Ted ran his home runs – unlike Babe – in loping, gliding strides.
The three-run homer won the game 7-5 for the Americans. One of the baserunners scoring before Williams was Joe DiMaggio, toward the end of his still unbroken 56-game hitting streak.
Home runs have been frequent in All-Star Games since Babe Ruth hit the first back in ’33 off a pitch by Bill Hallahan. The total currently is 178 homers hit in All-Star Games hit by such notables as Stan Musial, Arky Vaughan, Lou Gehrig, Frankie Frisch, Jimmie Foxx, DiMaggio, Johnny Mize, Al Kaline, Ralph Kiner, Jackie Robinson, Willie Mays, Mickey Mantle, Roberto Clemente, Willie Stargell, Hank Aaron, Joe Medwick, Cal Ripken, Mike Schmidt, Eddie Mathews, Johnny Bench, Carl Yastrzemski, Jim Rice, George Brett – home run hitters of that ilk.
And Reggie Jackson!
Thirty years after Ted Williams’ home run that won the 1941 All-Star Game, Reggie stood in the same spot at home plate in the renamed Tiger Stadium. He hit the second most memorable All-Star Game home run off Dock Ellis. Jackson’s shot was hit farther than Williams’. The ball went above the right-field roof and smashed into the light tower before ricocheting into the night.
This is a personal recollection of that night in 1971 home in Detroit for the Midsummer Classic.
Williams' final appearance
One other powerful All-Star memory stands out for me.
Ted Williams – again – his final public appearance. It was the All-Star Game of 1999, with Ted’s No. 9 etched onto the outfield grass in Fenway Park, Boston.

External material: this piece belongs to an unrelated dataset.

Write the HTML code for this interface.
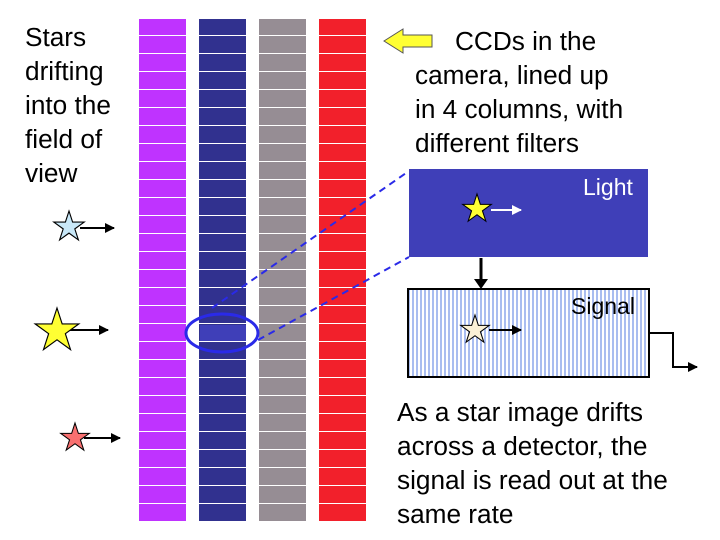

Bud Selig’s acolytes lined up all the All Stars from the two leagues on the basepaths between first and third. Stand at attention, MLB told the players. Then Williams was rolled in his wheelchair from under the bleachers, across the outfield, to the pitcher’s mound as the Boston crowd unloosed a tremendous cheer.
There was a speech – and in the midst of it, one of the All-Stars broke ranks to the likely horror of Selig. Ken Griffey Jr. rushed toward Ted to shake hands and they did. Then all of the All Stars dropped the ordered pose and rushed forward to surround Williams.
Forgotten and blurred by time is the identity of the winner of the Home Run Derby before that All-Star Game. The Game itself honored Ted Williams, who hit the most historic home run of all the All-Star Games.
And all these home runs hit by the aforementioned Hall of Famers were hit in real game time; before the creation of the artificial spectacle of the Home Run Derby in 1985.
Funny, the last All-Star home run hit in real game time was two years ago, by Melky Cabrera. Soon thereafter, Selig gave that Cabrera his 50-game suspension boot on drug allegations.